Nobel prize for chemistry 2023 goes to trio behind quantum dots work

Moungi Bawendi, Louis Brus and Alexei Ekimov have been awarded the Nobel prize for chemistry

Niklas Elmehed/Nobel Prize Outreach

The 2023 Nobel prize in chemistry has been given to three developers of quantum dots – particles so small that their electrical and optical properties are influenced by quantum physics.

Two of the winners are Louis Brus at Columbia University and Alexei Ekimov at Nanocrystals Technology, both in New York, who discovered the technology in the 1980s while working separately. The third winner is Moungi Bawendi at the Massachusetts Institute of Technology in Boston, who developed better techniques for making the dots, which are also known as semiconductor nanocrystals.

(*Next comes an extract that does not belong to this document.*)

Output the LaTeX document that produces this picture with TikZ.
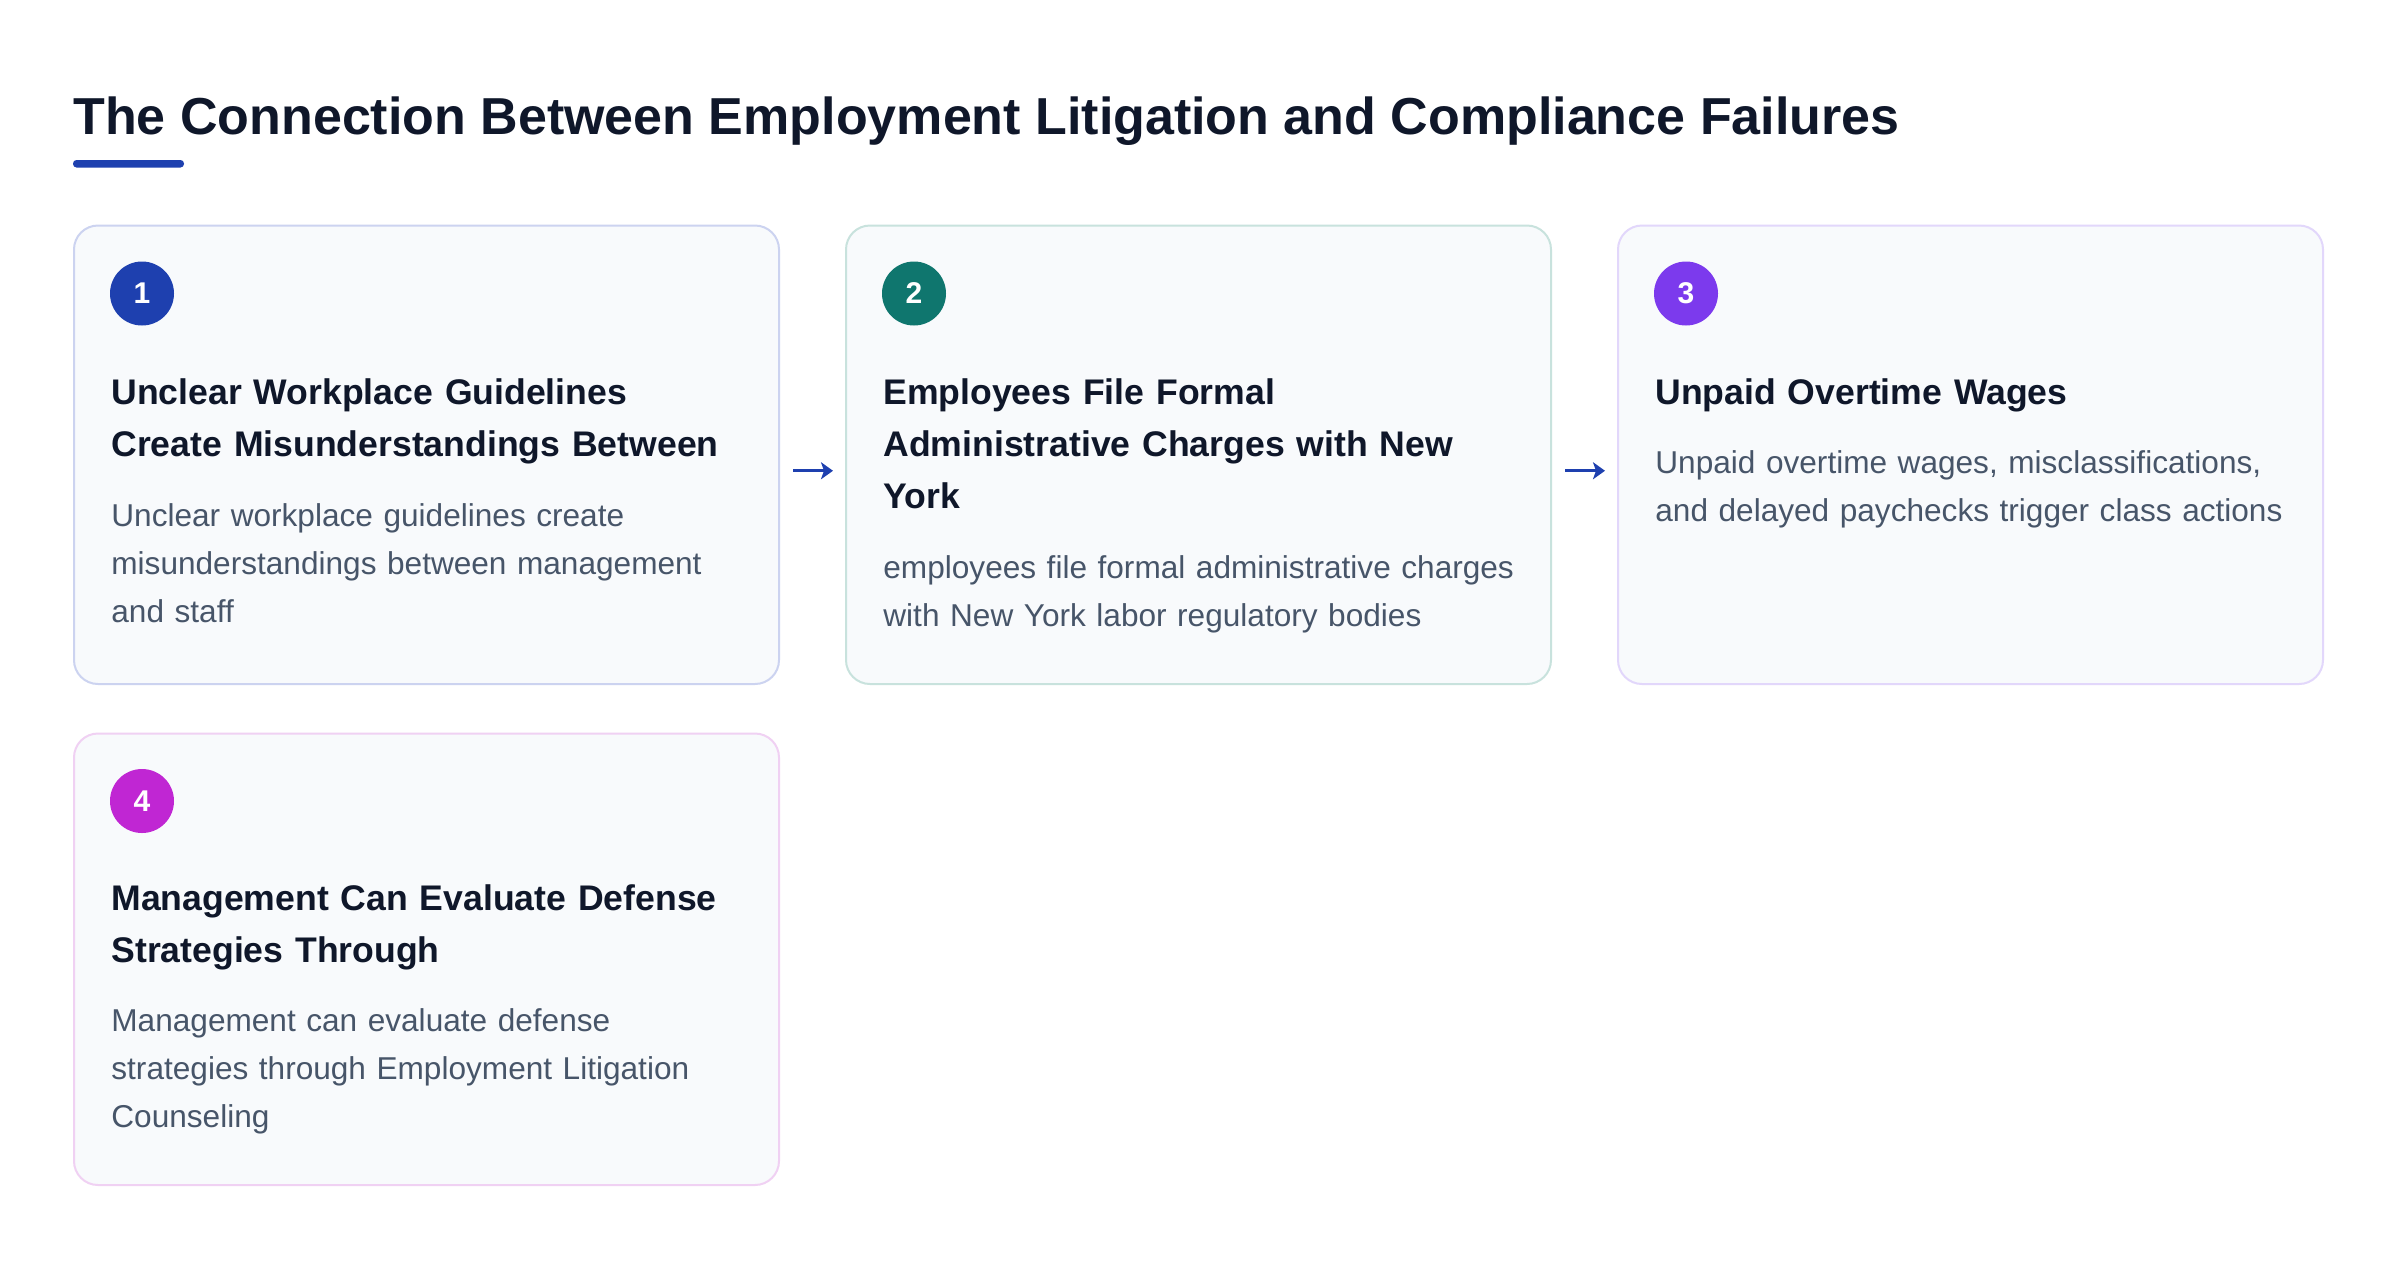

The crystals are made from compounds such as lead sulphide or cadmium selenide and are only a few nanometres in size – or about one-thousandth the width of a human hair.

Because the crystals are so small, they have properties somewhere between individual atoms, which are governed by the laws of quantum physics, and ordinary larger pieces of material made from the same compounds.

Within quantum dots, electrons can only occupy discrete energy levels, which means that if excited, they emit light at specific wavelengths, depending on the properties of the crystal.

The dots are already being used to make lights, lasers and TV display screens, and are also being used in medical research, for instance to help image different structures within living tissues.

They are also being investigated as an aid to surgery for cancer because, if linked to targeting molecules and injected into someone with the condition, they home in on tumour cells and glow brightly, allowing only cancerous tissue to be removed during the operation.

The crystals may also be used to deliver toxic anti-cancer drugs only to the site of a tumour and to glow once they have dumped their cargo.

Speaking during a press conference on 4 October, Bawendi said: “I didn’t think it would be me that would get this prize. It’s a field with a lot of people that have contributed to it.”

The Nobel decision was leaked to a Swedish newspaper called Aftonbladet several hours before it was officially announced.